Regarding the earlier question about wanting to know which
instructions trigger exits, most times I've needed to get exit
profiles, I actually wanted to know where the guest was at the time of
the exit, regardless of who triggered the exit.

-- Suleiman

2022-05-18 15:36:41

by Sean Christopherson

[permalink] [raw]
Subject: Re: [PATCH 0/2] KVM: x86: Fix incorrect VM-exit profiling

On Wed, May 18, 2022, Suleiman Souhlal wrote:
> On Tue, May 17, 2022 at 4:30 AM Wei Zhang <[email protected]> wrote:
> >
> > > Please don't top-post. From https://people.kernel.org/tglx/notes-about-netiquette:
> >
> > Ah, I didn't know this should be avoided. Thanks for the info!
> >
> > > My preference would be to find a more complete, KVM-specific solution.
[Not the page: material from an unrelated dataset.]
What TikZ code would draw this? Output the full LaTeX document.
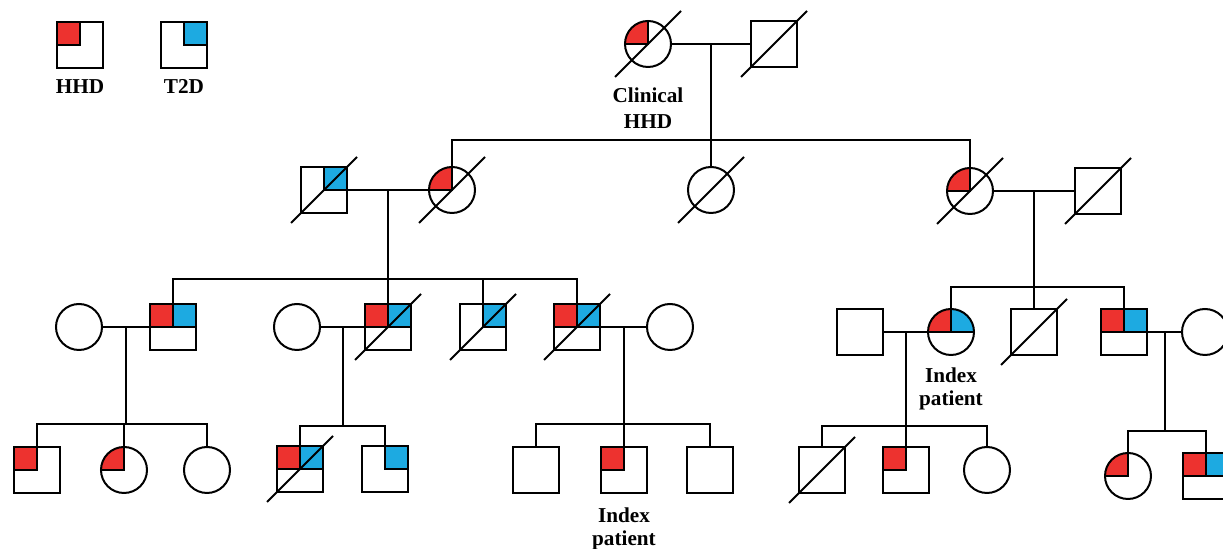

The
> > > profiling stuff seems like it's a dead end, i.e. will always be flawed in some
> > > way. If this cleanup didn't require a new hypercall then I wouldn't care, but
> > > I don't love having to extend KVM's guest/host ABI for something that ideally
> > > will become obsolete sooner than later.
> >
> > I also feel that adding a new hypercall is too much here. A
> > KVM-specific solution is definitely better, and the eBPF based
> > approach you mentioned sounds like the ultimate solution (at least for
> > inspecting exit reasons).
> >
> > +Suleiman What do you think? The on-going work Sean described sounds
> > promising, perhaps we should put this patch aside for the time being.
>
> I'm ok with that.
> That said, the advantage of the current solution is that it already
> exists and is very easy to use, by anyone, without having to write any
> code. The proposed solution doesn't sound like it will be as easy.

My goal/hope is to make the eBPF approach just as easy by providing/building a
library of KVM eBPF programs in tools/ so that doing common things like profiling
VM-Exits doesn't require reinventing the wheel. And those programs could be used
(and thus implicitly tested) by KVM selftests to verify the kernel functionality.